Deep Learning VM Image, Cloud Run, Cloud Functions or Dataflow feature customized training and batch/online predictions. This is what is recommended if the team consists of data engineers and scientists.
Vertex AI Pipelines are fully customizable and recommended for organizations with separate ML engineering and data science teams.
When doing automation, the individual models that you chain together into a pipeline will be a mix – some will be prebuilt, some will be customized, and others will be built from scratch. Vertex AI, by providing a unified interface for all these model types, simplifies the operationalization of these models.
ML application examples of personalization include customer segmentation, customer targeting, and product recommendations. For personalization, we again recommend using an EDW, because customer segmentation uses structured marketing data. For product recommendations, you will similarly have prior purchases and web logs in your EDW., You can power clustering applications, or recommendation systems like matrix factorization, and create embeddings directly from your EDW for sophisticated recommendation systems.

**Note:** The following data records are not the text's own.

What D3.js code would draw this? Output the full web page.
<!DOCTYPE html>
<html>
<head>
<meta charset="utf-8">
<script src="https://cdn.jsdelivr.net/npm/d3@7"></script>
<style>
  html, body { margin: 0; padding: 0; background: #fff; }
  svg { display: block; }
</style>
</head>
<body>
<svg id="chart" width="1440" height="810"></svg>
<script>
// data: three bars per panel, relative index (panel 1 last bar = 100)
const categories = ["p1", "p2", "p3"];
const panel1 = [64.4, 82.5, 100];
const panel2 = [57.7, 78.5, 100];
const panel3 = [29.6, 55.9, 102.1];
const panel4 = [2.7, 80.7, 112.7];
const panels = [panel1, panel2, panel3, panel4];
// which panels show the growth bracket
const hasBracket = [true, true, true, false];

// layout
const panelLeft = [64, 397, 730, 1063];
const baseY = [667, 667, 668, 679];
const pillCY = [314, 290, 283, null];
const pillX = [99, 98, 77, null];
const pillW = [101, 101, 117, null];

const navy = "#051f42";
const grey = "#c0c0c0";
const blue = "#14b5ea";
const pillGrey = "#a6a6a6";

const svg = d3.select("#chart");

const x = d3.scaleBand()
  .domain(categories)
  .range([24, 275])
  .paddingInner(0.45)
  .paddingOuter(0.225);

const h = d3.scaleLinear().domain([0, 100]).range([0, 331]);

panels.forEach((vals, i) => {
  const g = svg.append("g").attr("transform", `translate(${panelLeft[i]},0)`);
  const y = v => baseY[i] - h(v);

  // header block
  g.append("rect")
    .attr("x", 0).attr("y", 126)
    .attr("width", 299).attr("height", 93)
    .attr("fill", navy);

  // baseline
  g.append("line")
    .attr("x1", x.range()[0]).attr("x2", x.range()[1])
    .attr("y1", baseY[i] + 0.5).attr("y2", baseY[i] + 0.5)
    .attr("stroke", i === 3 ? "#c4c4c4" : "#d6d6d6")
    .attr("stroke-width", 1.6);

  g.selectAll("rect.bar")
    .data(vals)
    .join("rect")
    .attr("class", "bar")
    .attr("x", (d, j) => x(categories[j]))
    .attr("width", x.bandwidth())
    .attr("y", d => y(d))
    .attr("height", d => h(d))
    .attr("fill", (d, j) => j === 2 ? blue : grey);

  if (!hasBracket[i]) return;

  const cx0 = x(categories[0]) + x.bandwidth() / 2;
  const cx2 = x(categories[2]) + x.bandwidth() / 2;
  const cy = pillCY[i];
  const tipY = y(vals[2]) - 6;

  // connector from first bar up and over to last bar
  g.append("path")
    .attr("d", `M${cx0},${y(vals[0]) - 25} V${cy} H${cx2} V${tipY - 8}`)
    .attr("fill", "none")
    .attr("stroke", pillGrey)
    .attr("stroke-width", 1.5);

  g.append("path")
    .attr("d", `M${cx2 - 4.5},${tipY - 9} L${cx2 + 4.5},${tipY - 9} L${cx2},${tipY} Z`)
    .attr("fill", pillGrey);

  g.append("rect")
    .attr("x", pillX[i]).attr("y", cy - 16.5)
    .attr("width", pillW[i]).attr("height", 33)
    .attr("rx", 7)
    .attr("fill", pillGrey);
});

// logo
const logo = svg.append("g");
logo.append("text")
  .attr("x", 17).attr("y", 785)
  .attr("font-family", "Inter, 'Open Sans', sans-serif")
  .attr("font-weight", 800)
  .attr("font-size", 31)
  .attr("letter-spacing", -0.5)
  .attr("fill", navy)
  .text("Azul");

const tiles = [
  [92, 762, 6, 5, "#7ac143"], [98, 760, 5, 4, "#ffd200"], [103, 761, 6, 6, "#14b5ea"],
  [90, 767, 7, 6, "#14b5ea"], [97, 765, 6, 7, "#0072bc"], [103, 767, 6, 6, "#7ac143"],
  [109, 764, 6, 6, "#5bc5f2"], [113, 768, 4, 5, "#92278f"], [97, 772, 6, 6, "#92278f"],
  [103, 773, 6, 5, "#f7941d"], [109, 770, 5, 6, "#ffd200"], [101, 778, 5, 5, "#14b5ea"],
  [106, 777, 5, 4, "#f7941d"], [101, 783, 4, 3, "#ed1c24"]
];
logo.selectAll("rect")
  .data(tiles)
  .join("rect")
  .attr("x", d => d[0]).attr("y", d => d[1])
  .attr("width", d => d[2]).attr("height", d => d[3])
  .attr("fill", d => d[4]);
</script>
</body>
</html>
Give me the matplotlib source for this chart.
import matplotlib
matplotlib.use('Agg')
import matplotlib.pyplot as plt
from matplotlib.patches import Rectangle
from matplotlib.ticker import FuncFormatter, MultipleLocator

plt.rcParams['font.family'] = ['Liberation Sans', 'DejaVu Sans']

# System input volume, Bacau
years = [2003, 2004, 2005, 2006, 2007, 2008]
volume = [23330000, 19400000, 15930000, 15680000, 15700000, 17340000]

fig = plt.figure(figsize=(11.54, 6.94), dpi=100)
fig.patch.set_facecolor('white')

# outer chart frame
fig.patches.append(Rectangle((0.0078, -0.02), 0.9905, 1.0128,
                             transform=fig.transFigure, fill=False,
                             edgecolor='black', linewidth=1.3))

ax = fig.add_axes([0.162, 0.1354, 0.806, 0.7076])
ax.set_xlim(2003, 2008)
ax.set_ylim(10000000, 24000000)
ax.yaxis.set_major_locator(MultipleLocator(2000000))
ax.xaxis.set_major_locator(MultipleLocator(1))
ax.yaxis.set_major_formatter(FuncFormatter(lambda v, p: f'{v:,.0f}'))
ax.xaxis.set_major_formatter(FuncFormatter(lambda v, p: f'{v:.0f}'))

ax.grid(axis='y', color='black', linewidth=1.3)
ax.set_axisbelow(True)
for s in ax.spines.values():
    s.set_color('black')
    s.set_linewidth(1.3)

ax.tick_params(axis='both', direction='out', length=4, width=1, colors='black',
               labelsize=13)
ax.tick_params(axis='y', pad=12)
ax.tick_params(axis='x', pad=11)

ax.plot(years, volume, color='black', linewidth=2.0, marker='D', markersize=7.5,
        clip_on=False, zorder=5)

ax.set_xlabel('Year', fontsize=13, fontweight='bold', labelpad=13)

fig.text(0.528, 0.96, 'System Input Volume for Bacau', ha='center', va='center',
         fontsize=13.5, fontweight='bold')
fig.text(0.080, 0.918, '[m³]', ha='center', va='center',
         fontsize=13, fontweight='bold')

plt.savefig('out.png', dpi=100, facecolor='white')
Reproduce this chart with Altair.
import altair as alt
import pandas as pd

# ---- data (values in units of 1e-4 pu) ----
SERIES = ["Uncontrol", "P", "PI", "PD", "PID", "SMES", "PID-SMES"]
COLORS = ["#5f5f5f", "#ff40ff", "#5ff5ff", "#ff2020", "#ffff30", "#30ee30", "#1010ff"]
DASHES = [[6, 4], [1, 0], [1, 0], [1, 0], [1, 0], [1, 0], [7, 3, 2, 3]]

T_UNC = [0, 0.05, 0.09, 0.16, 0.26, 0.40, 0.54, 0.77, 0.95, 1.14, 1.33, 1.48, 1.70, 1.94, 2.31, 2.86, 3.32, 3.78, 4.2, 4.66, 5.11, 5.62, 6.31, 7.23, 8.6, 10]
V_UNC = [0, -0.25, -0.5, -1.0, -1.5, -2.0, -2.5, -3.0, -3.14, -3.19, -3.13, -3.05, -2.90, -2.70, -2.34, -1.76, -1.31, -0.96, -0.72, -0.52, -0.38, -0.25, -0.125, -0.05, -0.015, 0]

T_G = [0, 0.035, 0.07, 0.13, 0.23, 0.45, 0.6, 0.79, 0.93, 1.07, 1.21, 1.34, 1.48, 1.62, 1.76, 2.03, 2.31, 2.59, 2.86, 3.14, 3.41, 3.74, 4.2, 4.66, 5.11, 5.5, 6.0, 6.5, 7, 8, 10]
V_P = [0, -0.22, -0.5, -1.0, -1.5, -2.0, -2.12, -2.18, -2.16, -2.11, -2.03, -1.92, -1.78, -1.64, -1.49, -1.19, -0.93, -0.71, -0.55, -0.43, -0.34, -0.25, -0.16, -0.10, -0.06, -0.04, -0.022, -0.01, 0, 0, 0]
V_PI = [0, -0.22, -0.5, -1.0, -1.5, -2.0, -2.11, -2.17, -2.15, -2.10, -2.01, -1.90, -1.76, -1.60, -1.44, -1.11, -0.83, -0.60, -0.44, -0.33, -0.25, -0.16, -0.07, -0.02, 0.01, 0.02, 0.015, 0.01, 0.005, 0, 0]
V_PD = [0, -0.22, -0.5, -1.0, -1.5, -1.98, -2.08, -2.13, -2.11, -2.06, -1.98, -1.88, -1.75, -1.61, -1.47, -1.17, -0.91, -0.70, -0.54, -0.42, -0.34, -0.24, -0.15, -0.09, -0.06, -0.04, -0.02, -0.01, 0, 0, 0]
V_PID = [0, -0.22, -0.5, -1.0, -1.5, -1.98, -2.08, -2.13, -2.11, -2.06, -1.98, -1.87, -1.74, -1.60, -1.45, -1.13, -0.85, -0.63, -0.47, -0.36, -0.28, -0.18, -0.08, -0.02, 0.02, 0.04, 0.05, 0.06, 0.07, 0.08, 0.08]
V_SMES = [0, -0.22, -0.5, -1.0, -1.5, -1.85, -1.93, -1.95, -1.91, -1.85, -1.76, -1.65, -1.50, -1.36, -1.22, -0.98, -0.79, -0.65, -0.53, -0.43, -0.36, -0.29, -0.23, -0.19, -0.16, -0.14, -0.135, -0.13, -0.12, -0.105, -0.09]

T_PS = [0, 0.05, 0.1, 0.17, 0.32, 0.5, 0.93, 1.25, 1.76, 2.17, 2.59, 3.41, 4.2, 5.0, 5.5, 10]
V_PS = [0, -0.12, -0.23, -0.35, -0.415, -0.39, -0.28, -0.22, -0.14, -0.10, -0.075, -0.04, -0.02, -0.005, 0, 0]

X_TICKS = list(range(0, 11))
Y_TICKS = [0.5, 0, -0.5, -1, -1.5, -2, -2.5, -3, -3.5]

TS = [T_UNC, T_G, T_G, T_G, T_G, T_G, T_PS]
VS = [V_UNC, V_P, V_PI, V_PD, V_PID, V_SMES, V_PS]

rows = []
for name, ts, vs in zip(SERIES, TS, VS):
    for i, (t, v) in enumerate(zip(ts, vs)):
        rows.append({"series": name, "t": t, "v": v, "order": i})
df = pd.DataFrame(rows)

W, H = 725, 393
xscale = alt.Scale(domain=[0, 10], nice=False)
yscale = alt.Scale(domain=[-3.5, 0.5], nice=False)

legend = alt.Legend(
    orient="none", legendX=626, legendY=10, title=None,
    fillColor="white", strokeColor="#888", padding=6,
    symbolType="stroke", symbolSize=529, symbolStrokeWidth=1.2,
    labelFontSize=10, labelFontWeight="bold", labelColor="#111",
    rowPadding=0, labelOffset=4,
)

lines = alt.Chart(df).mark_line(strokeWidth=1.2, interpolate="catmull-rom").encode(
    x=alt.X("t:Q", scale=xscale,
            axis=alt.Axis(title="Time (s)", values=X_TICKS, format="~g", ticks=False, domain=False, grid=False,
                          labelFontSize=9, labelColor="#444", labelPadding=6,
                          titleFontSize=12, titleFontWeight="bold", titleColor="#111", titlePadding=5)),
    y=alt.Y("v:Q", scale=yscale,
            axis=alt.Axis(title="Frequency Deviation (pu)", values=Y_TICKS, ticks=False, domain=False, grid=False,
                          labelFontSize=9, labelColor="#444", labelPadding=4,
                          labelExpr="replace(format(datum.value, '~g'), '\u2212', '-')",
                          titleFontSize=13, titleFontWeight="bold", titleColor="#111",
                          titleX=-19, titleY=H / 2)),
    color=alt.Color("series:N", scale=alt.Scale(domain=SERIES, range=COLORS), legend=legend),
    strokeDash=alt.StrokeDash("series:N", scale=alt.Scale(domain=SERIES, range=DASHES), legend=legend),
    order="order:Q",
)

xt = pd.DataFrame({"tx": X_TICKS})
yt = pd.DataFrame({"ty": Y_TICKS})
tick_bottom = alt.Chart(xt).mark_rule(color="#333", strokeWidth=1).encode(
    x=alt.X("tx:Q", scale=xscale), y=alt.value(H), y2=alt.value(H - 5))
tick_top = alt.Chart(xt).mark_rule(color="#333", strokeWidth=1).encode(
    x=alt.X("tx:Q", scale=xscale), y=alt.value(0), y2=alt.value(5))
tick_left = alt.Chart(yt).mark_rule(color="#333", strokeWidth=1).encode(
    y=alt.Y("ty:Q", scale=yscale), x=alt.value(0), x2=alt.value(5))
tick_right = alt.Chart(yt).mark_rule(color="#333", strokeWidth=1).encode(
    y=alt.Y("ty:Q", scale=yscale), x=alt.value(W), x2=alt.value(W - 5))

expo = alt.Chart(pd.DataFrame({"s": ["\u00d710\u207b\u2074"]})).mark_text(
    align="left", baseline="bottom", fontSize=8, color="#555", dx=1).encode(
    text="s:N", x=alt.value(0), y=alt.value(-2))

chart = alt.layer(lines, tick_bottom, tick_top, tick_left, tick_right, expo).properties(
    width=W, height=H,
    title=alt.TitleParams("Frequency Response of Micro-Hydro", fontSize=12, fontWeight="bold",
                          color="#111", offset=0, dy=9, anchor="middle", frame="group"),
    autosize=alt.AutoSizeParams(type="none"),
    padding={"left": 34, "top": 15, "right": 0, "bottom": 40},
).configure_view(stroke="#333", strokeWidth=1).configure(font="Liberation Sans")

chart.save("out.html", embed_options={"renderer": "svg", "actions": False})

For specific use cases, choose the technology stack based on your data size and scope. Start with BigQuery ML for its quick, easy matrix factorization approach. Once your application proves viable and you want a slightly better accuracy, then try AutoML recommendations. But once your data set grows beyond the capabilities of AutoML recommendations, consider training your own custom TensorFlow and Keras models.
To summarize, successful ML starts with the question, “Do I build or do I buy?” If an off-the-shelf solution exists that was trained with similar data and with access to more data than you have, then buy it. Otherwise build it, using the technology stack recommended above for the four categories of ML applications.